Nov. 12 (Bloomberg) -- Natural gas will overtake oil as the most-used fuel in the U.S. by 2030 as the country’s supplies balloon, the International Energy Agency said.
So-called unconventional gas, extracted from sources including shale rock and coal beds, will account for almost half of the increase in global output of the fuel by 2035, the Paris-based adviser to 28 industrialized nations said today in its World Energy Outlook. U.S. production will rise 23 percent and supply most of the growth along with China and Australia.
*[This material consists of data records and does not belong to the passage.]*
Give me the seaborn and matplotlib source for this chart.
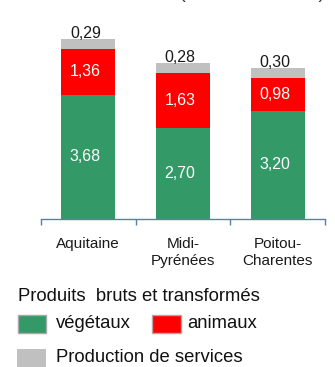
import matplotlib
matplotlib.use("Agg")
import matplotlib.pyplot as plt
from matplotlib.patches import Rectangle
import seaborn as sns
import pandas as pd

regions = ["Aquitaine", "Midi-\nPyrénées", "Poitou-\nCharentes"]
vegetaux = [3.68, 2.70, 3.20]
animaux = [1.36, 1.63, 0.98]
services = [0.29, 0.28, 0.30]

GREEN = "#339966"
RED = "#FF0000"
GRAY = "#C0C0C0"

sns.set_theme(style="white")
plt.rcParams["font.family"] = ["Liberation Sans", "DejaVu Sans"]

df = pd.DataFrame({"region": regions, "vegetaux": vegetaux,
                   "animaux": animaux, "services": services})
df["veg_anim"] = df["vegetaux"] + df["animaux"]
df["total"] = df["veg_anim"] + df["services"]

W, H = 335, 367
fig = plt.figure(figsize=(W / 100, H / 100), dpi=100)
ax = fig.add_axes([41 / W, 1 - 219 / H, 284 / W, 6 * 33.8 / H])

# stacked bars: draw cumulative totals back to front
for col, color in [("total", GRAY), ("veg_anim", RED), ("vegetaux", GREEN)]:
    sns.barplot(data=df, x="region", y=col, color=color, width=0.57,
                saturation=1, ax=ax, linewidth=0)

ax.set_xlim(-0.5, 2.5)
ax.set_ylim(0, 6)
ax.set_xlabel("")
ax.set_ylabel("")
ax.set_yticks([])
for s in ["left", "right", "top"]:
    ax.spines[s].set_visible(False)
ax.spines["bottom"].set_color("#5B7DB1")
ax.spines["bottom"].set_linewidth(1)

ax.set_xticks([0, 1, 2])
ax.set_xticklabels(regions, fontsize=11, color="#1a1a1a", linespacing=1.3)
ax.set_xticks([-0.5, 0.5, 1.5, 2.5], minor=True)
ax.tick_params(axis="x", which="major", length=0, pad=13)
ax.tick_params(axis="x", which="minor", length=4, width=1, color="#5B7DB1",
               direction="out", bottom=True)

def fmt(v):
    return f"{v:.2f}".replace(".", ",")

dx = -0.03
for i in range(len(regions)):
    ax.text(i + dx, vegetaux[i] / 2, fmt(vegetaux[i]), ha="center", va="center",
            color="white", fontsize=11.5)
    ax.text(i + dx, vegetaux[i] + animaux[i] / 2, fmt(animaux[i]), ha="center",
            va="center", color="white", fontsize=11.5)
    ax.text(i + dx, df["total"][i] + 0.03, fmt(services[i]), ha="center",
            va="baseline", color="#1a1a1a", fontsize=11.5)

# heading partly above the top edge
fig.text(40 / W, 1 + 2.5 / H, "Production 2010 (milliards d'euros)",
         ha="left", va="baseline", fontsize=13.3, color="#333333")

# legend
fs = 13.3
fig.text(18 / W, 1 - 301 / H, "Produits  bruts et transformés", ha="left",
         va="baseline", fontsize=fs, color="#111111")
fig.patches.append(Rectangle((18 / W, 1 - 333 / H), 28 / W, 18 / H,
                             transform=fig.transFigure, facecolor=GREEN,
                             edgecolor="#a8a8a8", linewidth=1))
fig.text(56 / W, 1 - 324 / H, "végétaux", ha="left", va="center",
         fontsize=fs, color="#111111")
fig.patches.append(Rectangle((152 / W, 1 - 333 / H), 29 / W, 18 / H,
                             transform=fig.transFigure, facecolor=RED,
                             edgecolor="#c0a0a0", linewidth=1))
fig.text(187 / W, 1 - 324 / H, "animaux", ha="left", va="center",
         fontsize=fs, color="#111111")
fig.patches.append(Rectangle((17 / W, 1 - 367 / H), 29 / W, 18 / H,
                             transform=fig.transFigure, facecolor=GRAY,
                             edgecolor="none"))
fig.text(56 / W, 1 - 358 / H, "Production de services", ha="left",
         va="center", fontsize=fs, color="#111111")

fig.savefig("out.png", dpi=100)
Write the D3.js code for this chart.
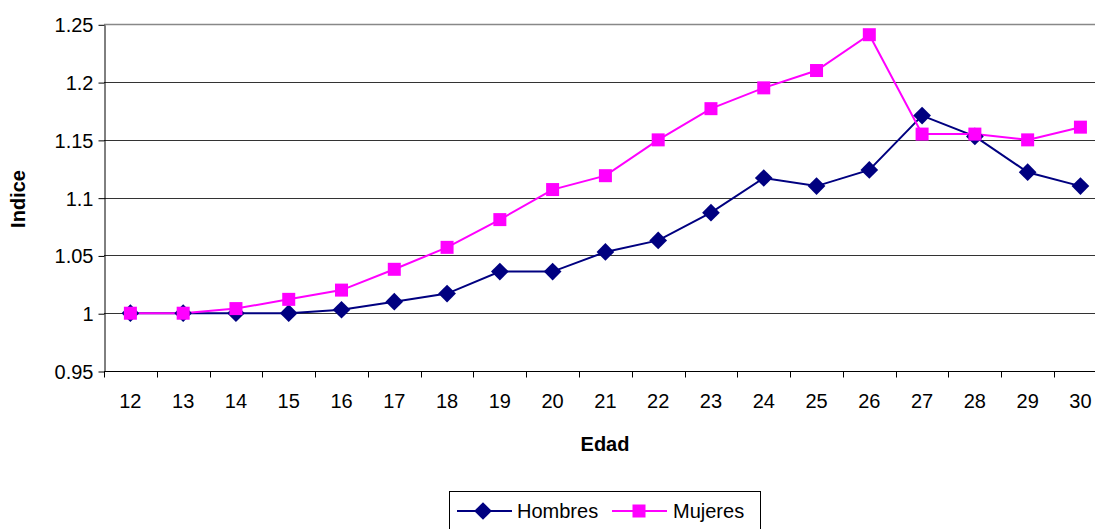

A boom in supplies of natural gas trapped in shale has reduced prices to a 10-year low of $1.902 a million cubic meters in April on the New York Mercantile Exchange. U.S. producers including Cheniere Energy Inc. have proposed liquefied natural gas export terminals to meet demand in Asia.
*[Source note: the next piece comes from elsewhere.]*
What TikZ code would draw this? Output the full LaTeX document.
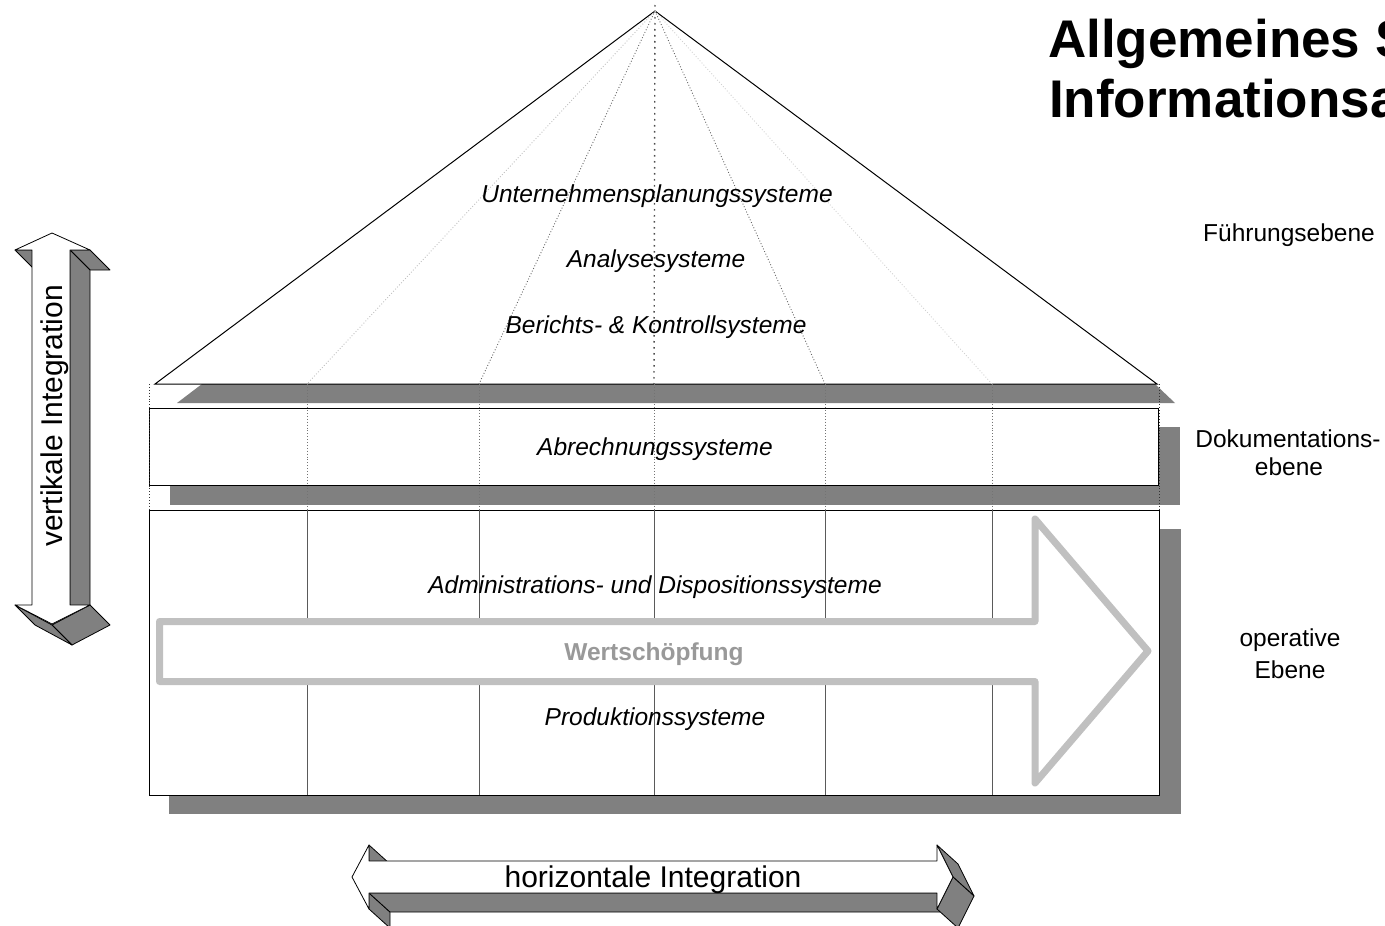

“The place that’s going to be cheapest for gas exports is the U.S. and Canada,” Thierry Bros, an analyst at Societe Generale SA in Paris, said today by phone.
The U.S. will begin exporting around 2018, Fatih Birol, the IEA’s chief economist, said today at a press conference in London. Its external shipments will reach 19 billion cubic meters in 2020, compared with imports in 2010 of 76 billion cubic meters, the agency estimated in the report. North American exports will be 35 billion cubic meters, it said.
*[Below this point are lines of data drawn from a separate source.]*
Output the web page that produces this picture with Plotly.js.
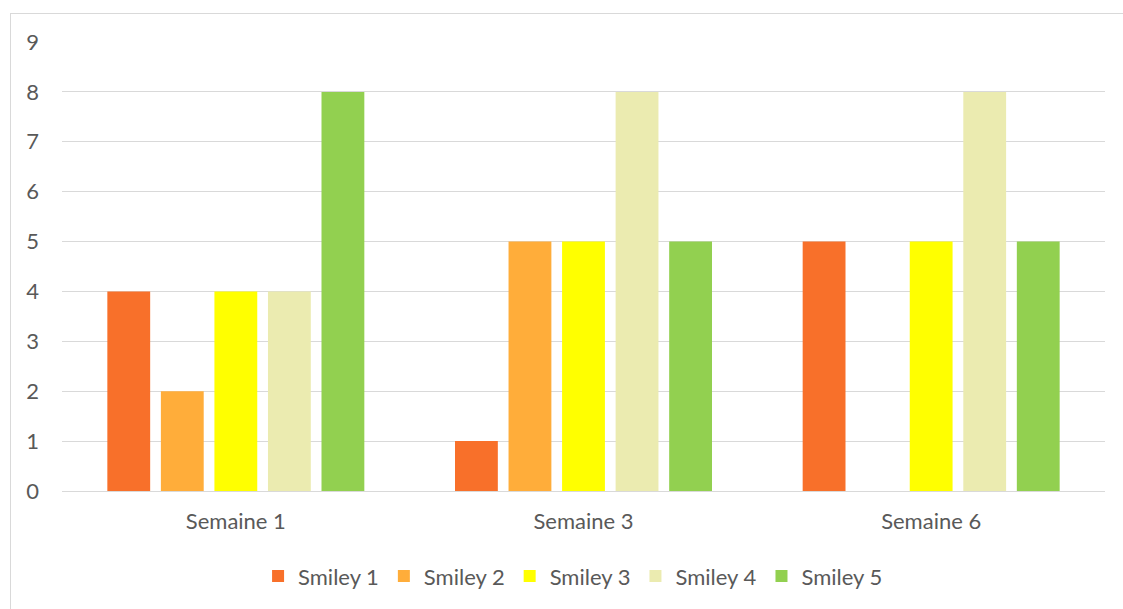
<!DOCTYPE html>
<html>
<head>
<meta charset="utf-8">
<script src="https://cdn.plot.ly/plotly-3.0.1.min.js"></script>
<style>
  html, body { margin: 0; padding: 0; background: #fff; overflow: hidden; }
  #wrap { position: relative; width: 1123px; height: 609px; }
  #chart { position: absolute; left: 0; top: 0; width: 1123px; height: 609px; }
  #frame { position: absolute; left: 10px; top: 13px; width: 1200px; height: 700px;
           border-left: 1px solid #d9d9d9; border-top: 1px solid #d9d9d9; pointer-events: none; }
</style>
</head>
<body>
<div id="wrap">
  <div id="chart"></div>
  <div id="frame"></div>
</div>
<script>
const categories = ["Semaine 1", "Semaine 3", "Semaine 6"];
const seriesNames = ["Smiley 1", "Smiley 2", "Smiley 3", "Smiley 4", "Smiley 5"];
const smiley1 = [4, 1, 5];
const smiley2 = [2, 5, 0];
const smiley3 = [4, 5, 5];
const smiley4 = [4, 8, 8];
const smiley5 = [8, 5, 5];
const yTicks = [0, 1, 2, 3, 4, 5, 6, 7, 8, 9];

const seriesValues = [smiley1, smiley2, smiley3, smiley4, smiley5];
const colors = ["#F8702A", "#FFAD3A", "#FFFF00", "#EBEBB0", "#92D050"];

const traces = seriesValues.map((vals, i) => ({
  type: "bar",
  name: seriesNames[i],
  x: categories,
  y: vals,
  marker: { color: colors[i], line: { width: 0 } },
  hoverinfo: "x+y+name"
}));

const fam = "Lato, 'Open Sans', sans-serif";

const layout = {
  width: 1123,
  height: 609,
  margin: { l: 62, r: 18, t: 42, b: 118 },
  paper_bgcolor: "rgba(0,0,0,0)",
  plot_bgcolor: "#fff",
  barmode: "group",
  bargap: 0.23,
  bargroupgap: 0.2,
  font: { family: fam, color: "#595959", size: 22 },
  showlegend: true,
  legend: {
    orientation: "h",
    x: 0.49, xanchor: "center",
    y: -0.19, yanchor: "middle",
    font: { family: fam, color: "#595959", size: 22 },
    itemwidth: 30,
    traceorder: "normal"
  },
  xaxis: {
    type: "category",
    showgrid: false,
    zeroline: false,
    showline: false,
    ticks: "",
    ticklabelstandoff: 15,
    tickfont: { family: fam, color: "#595959", size: 22 }
  },
  yaxis: {
    range: [0, 9],
    tickmode: "array",
    tickvals: yTicks,
    ticktext: yTicks.map(String),
    showgrid: true,
    gridcolor: "#d9d9d9",
    gridwidth: 1,
    zeroline: true,
    zerolinecolor: "#d9d9d9",
    zerolinewidth: 1,
    showline: false,
    ticks: "",
    ticklabelstandoff: 22,
    tickfont: { family: fam, color: "#595959", size: 22 }
  }
};

Plotly.newPlot("chart", traces, layout, { displayModeBar: false, staticPlot: true });
</script>
</body>
</html>
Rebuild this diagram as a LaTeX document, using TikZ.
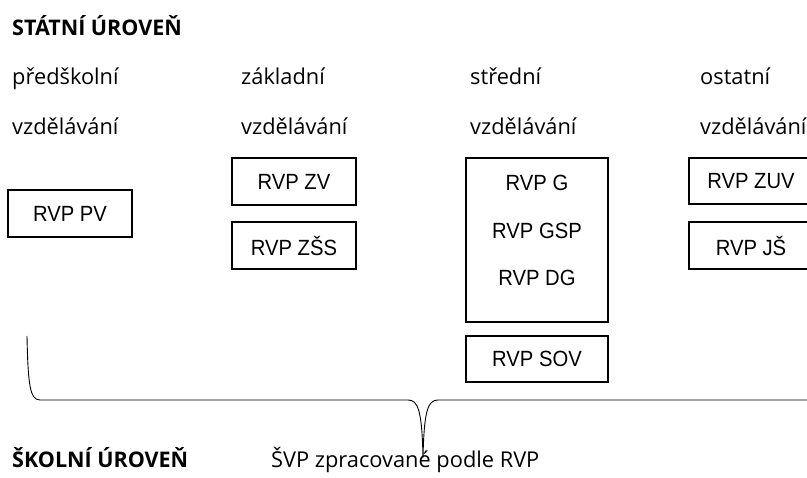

U.S. production will rise to 800 billion cubic meters in 2035 from an estimated 650 billion this year, the IEA said.
“The U.S. Department of Energy is waiting to review the results of a price impact study before dealing with the pending export applications,” the IEA said.
The agency assumes 93 percent of the U.S. gas remains available to meet domestic demand, with prices reaching $5.50 per million British thermal units by 2020. Front-month gas was at $3.52 per million Btu in New York today.
Diversifying sources of supply, can “accelerate movement toward more diversified trade flows, putting pressure on conventional gas suppliers and on traditional oil-linked pricing mechanisms for gas,” the IEA said.
Asia will ultimately seek lower prices for LNG, which is currently linked to oil in some sales contracts, and that pressure will be felt by the end of the decade, the IEA said.
The margin achievable by U.S. exporters to Japan in 2020 will shrink to $4.30 per million Btu, from $6.10 per million Btu in 2011, according to the report.
Global gas consumption may rise 19 percent by 2017 from 2010 levels as demand surges in Asia and the U.S. while Europe’s usage drops 1.6 percent, the agency said in June. China’s gas consumption will more than quadruple from last year’s level by 2035, boosted by regulatory reforms and policy support, the IEA said. Demand will also rise in India and the Middle East while growth in Japan is limited by higher prices and a focus on renewable sources and energy efficiency.